Please, feel free to contribute to ROSS!

[tonylee2016]

hi @davidjgm, have one question: I can not find the gain formulas used following on page 354 of Malsen's book, maybe a different version? can you let me know which chapter and section?
https://github.com/ross-rotordynamics/ross/blob/84cc958b75be10bbf2473d2dd800762e0fb91730/ross/bearing_seal_element.py#L1508

[davidjgm]

Hi @tonylee2016, I miswrote the two references. The correct pages are: 69-80 and 343. I already commited the changes.

[ross-bott]

Hi there!
I have marked this issue as stale because it has not had activity for 45 days.
Consider the following options:

• If the issue refers to a large task, break it in smaller issues that can be solved in
  less than 45 days;
• Label the issue as wontfix or wontfix for now and close it.

[mcarolalb]

Currently working on new ways to define the coeficients k and c of the magnetic bearing.

[raphaeltimbo]

As discussed with @ViniciusTxc3, new implementations for the magnetic bearing are being evaluated by @mcarolalb.

[mcarolalb]

Hi @raphaeltimbo!

In the updates regarding the implementation of a control system on ROSS, I conducted an initial test by creating a model of the magnetic bearing test rig that we have in our lab. The bearings are not shown in the figure because we will apply the magnetic force directly to the nodes where they are located, specifically nodes 12 and 43 of the model.

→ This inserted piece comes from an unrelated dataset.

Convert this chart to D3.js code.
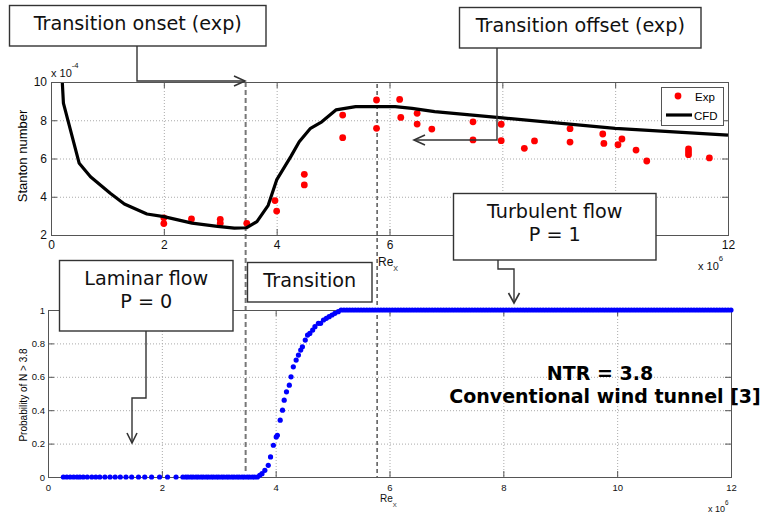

Then, I developed an initial code for the PID controller and the magnetic actuator.

    def PID1(self,Kp, Ki, Kd, setpoint, measurement, time):
        offset = 0
        e = setpoint - measurement
        P = Kp * e
        self.integral1 = self.integral1 + Ki * e * (time - self.time_prev1)
        D = Kd * (e - self.e_prev1) / (time - self.time_prev1)
        MV = offset + P + self.integral1 + D
        self.e_prev1 = e
        self.time_prev1 = time
        return MV

    def actuator(self,signal,displacement):
        const_k = (1/4) * (self.u0 * (self.n**2) * self.A)
        ki = (4 * const_k * self.i0) / (self.s0**2) * np.cos(self.alpha * (np.pi/180))
        ks = (-4 * const_k * (self.i0**2)) / (self.s0**3) * np.cos(self.alpha * (np.pi/180))
        magnetic_force = ki * signal + ks * displacement
        return magnetic_force

For the closed-loop controller system, I utilized the Newmark integrator and the add_to_RHS function to implement the magnetic force on the system.

    def controller(self, step, y, ydot):

        ext_force = np.zeros((rotor.ndof,))

        count = 0

        displacement = [y[4*self.node[0]], y[4*self.node[1]],y[4*self.node[0]+1], y[4*self.node[1]+1]]

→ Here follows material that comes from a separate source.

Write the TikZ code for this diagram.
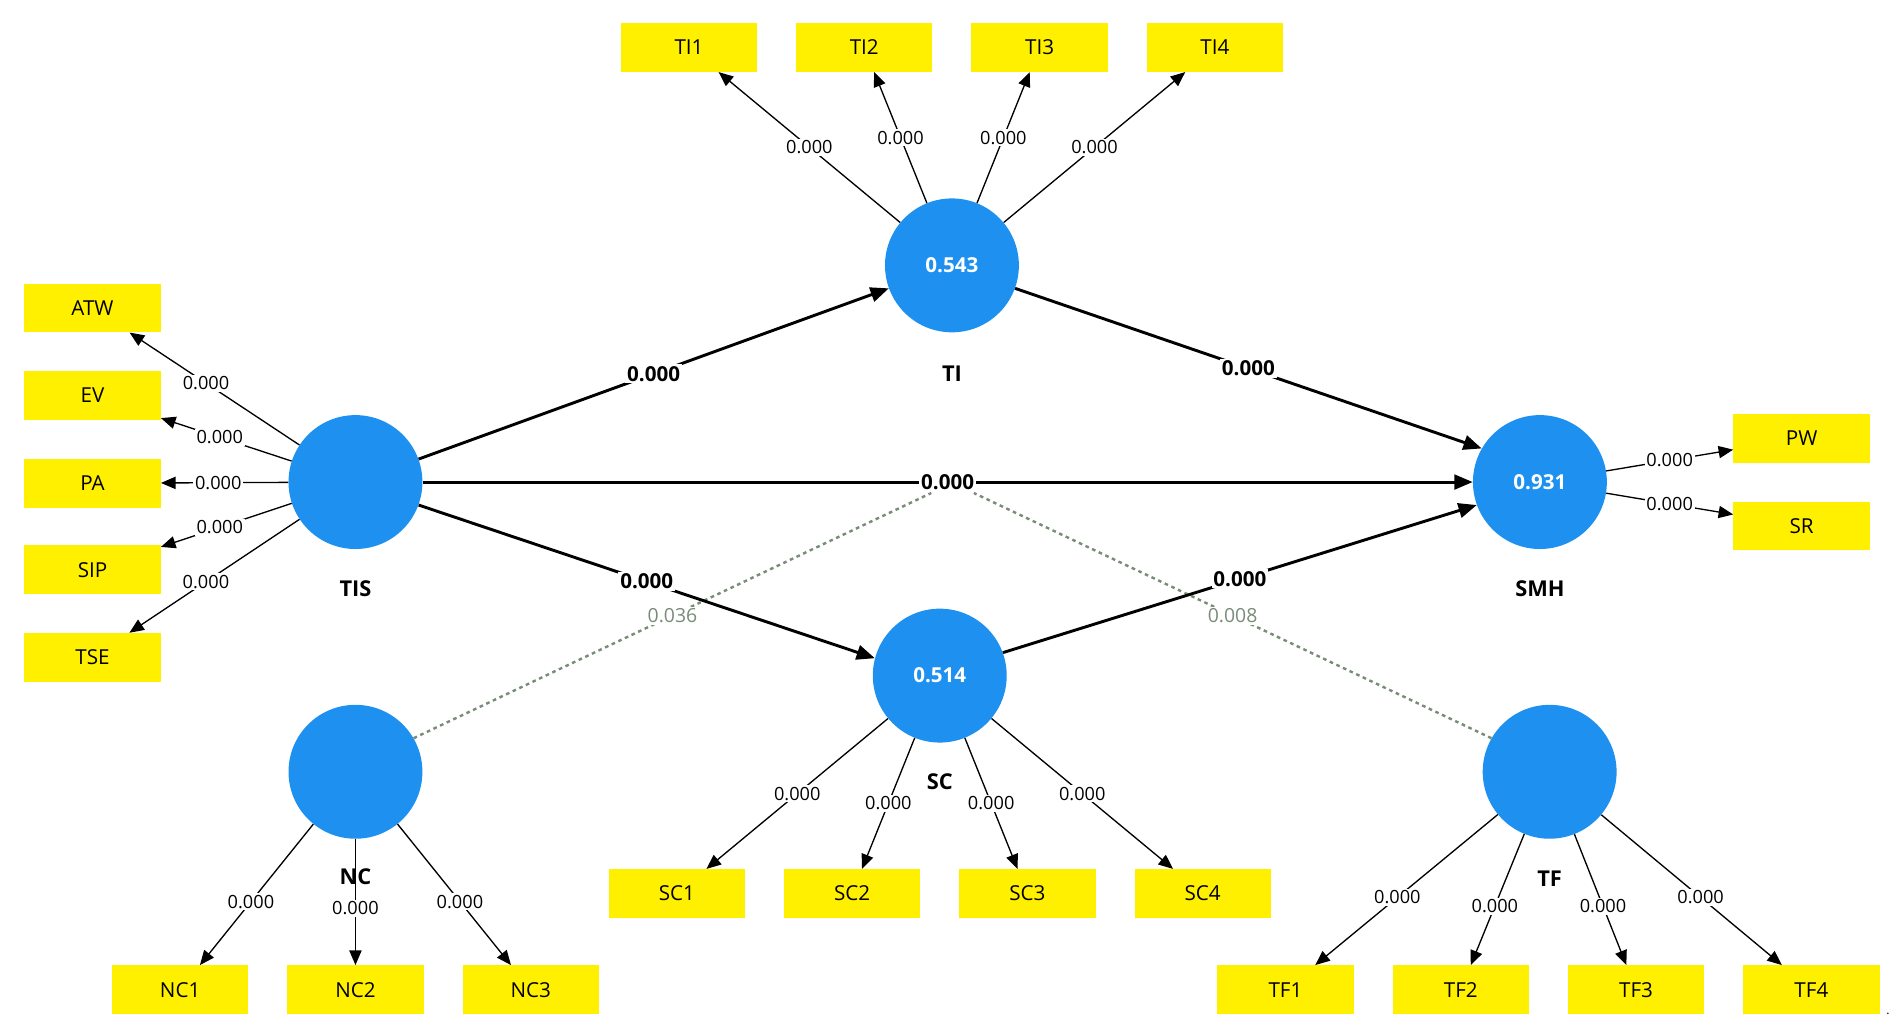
\documentclass[tikz,border=0pt]{standalone}
\usepackage{fontspec}
\setmainfont{Open Sans}
\usetikzlibrary{arrows.meta}
\definecolor{lvc}{RGB}{30,144,240}
\definecolor{ind}{RGB}{255,240,0}
\definecolor{dashc}{RGB}{120,140,120}
\begin{document}
\begin{tikzpicture}[x=1bp,y=-1bp,
 lv/.style={circle,fill=lvc,minimum size=110bp,inner sep=0,text=white,font=\fontsize{17}{17}\selectfont\bfseries},
 box/.style={rectangle,fill=ind,minimum width=112bp,minimum height=40bp,inner sep=0,font=\fontsize{17}{17}\selectfont},
 nm/.style={font=\fontsize{18}{18}\selectfont\bfseries},
 load/.style={-{Triangle[length=12bp,width=10bp]},line width=1.1pt},
 path/.style={-{Triangle[length=15bp,width=12bp]},line width=2.4pt},
 lab/.style={fill=white,inner sep=1.5pt,font=\fontsize{15}{15}\selectfont},
 blab/.style={fill=white,inner sep=1.5pt,font=\fontsize{17}{17}\selectfont\bfseries},
 dl/.style={draw=dashc,line width=2pt,dash pattern=on 3bp off 3bp},
 dlab/.style={text=dashc,fill=white,inner sep=1.5pt,font=\fontsize{16}{16}\selectfont}]
\useasboundingbox (0,0) rectangle (1560,848);
\node[lv] (TI) at (782,218) {0.543};
\node[lv] (TIS) at (292,396) {};
\node[lv] (SMH) at (1265,396) {0.931};
\node[lv] (SC) at (772,555) {0.514};
\node[lv] (NC) at (292,634) {};
\node[lv] (TF) at (1273,634) {};
\node[nm] (nTI) at (782,307) {TI};
\node[nm] (nTIS) at (292,484) {TIS};
\node[nm] (nSMH) at (1265,484) {SMH};
\node[nm] (nSC) at (772,642) {SC};
\node[nm] (nNC) at (292,720) {NC};
\node[nm] (nTF) at (1273,722) {TF};
\foreach \n/\x/\y in {TI1/566/39,TI2/710/39,TI3/854/39,TI4/998/39,ATW/76/253,EV/76/325,PA/76/397,SIP/76/468,TSE/76/540,PW/1480/360,SR/1480/432,SC1/556/734,SC2/700/734,SC3/844/734,SC4/988/734,NC1/148/813,NC2/292/813,NC3/436/813,TF1/1056/813,TF2/1200/813,TF3/1344/813,TF4/1488/813}
  \node[box] (\n) at (\x,\y) {\n};
\node (dot) at (1551,833) {.};
% dashed moderators
\coordinate (m1) at (765,405);
\coordinate (m2) at (800,405);
\draw[dl] (NC.30) -- (m1) node[pos=0.5,dlab] {0.036};
\draw[dl] (TF.150) -- (m2) node[pos=0.5,dlab] {0.008};
% structural paths
\draw[path] (TIS.20) -- (TI.200) node[pos=0.5,blab] {0.000};
\draw[path] (TI.-20) -- (SMH.150) node[pos=0.5,blab] {0.000};
\draw[path] (TIS) -- (SMH) node[pos=0.5,blab] {0.000};
\draw[path] (TIS.-20) -- (SC.165) node[pos=0.5,blab] {0.000};
\draw[path] (SC.20) -- (SMH.-160) node[pos=0.5,blab] {0.000};
% loadings
\foreach \b in {TI1,TI2,TI3,TI4} \draw[load] (TI) -- (\b) node[pos=0.5,lab] {0.000};
\foreach \b in {ATW,EV,PA,SIP,TSE} \draw[load] (TIS) -- (\b) node[pos=0.55,lab] {0.000};
\foreach \b in {PW,SR} \draw[load] (SMH) -- (\b) node[pos=0.5,lab] {0.000};
\foreach \b in {SC1,SC2,SC3,SC4} \draw[load] (SC) -- (\b) node[pos=0.5,lab] {0.000};
\foreach \b in {NC1,NC2,NC3} \draw[load] (NC) -- (\b) node[pos=0.55,lab] {0.000};
\foreach \b in {TF1,TF2,TF3,TF4} \draw[load] (TF) -- (\b) node[pos=0.55,lab] {0.000};
\end{tikzpicture}
\end{document}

        nos = [self.node[0], self.node[1], self.node[0], self.node[1]]

        for n, ii in zip(nos,displacement):            

            if count == 0:
                signal_pid1 = self.PID1(self.Kp, self.Ki, self.Kd, self.setpoint, ii, self.t[step])
                magnetic_force1 = self.atuador(signal_pid1,ii)
                ext_force[(4*n)+0] = magnetic_force1
            elif count == 1:
                signal_pid2 = self.PID2(self.Kp, self.Ki, self.Kd, self.setpoint, ii, self.t[step])
                magnetic_force2 = self.atuador(signal_pid2,ii)
                ext_force[(4*n)+0] = magnetic_force2
            elif count == 2:
                signal_pid3 = self.PID3(self.Kp, self.Ki, self.Kd, self.setpoint, ii, self.t[step])
                magnetic_force3 = self.atuador(signal_pid3,ii)
                ext_force[(4*n)+1] = magnetic_force3
            elif count == 3:
                signal_pid4 = self.PID4(self.Kp, self.Ki, self.Kd, self.setpoint, ii, self.t[step])
                magnetic_force4 = self.atuador(signal_pid4,ii)
                ext_force[(4*n)+1] = magnetic_force4

            count = count + 1
        
        return ext_force

        response = rotor.run_time_response(speed, F, t, integrator = "newmark", add_to_RHS = self.controller,progress_interval=1)

With this, I obtained the following results:

Now, I’m working on the final implementation for a better integration with ROSS.

[ross-bott]

Hi there!
I have marked this issue as stale because it has not had activity for 45 days.
Consider the following options:

• If the issue refers to a large task, break it in smaller issues that can be solved in
  less than 45 days;
• Label the issue as wontfix or wontfix for now and close it.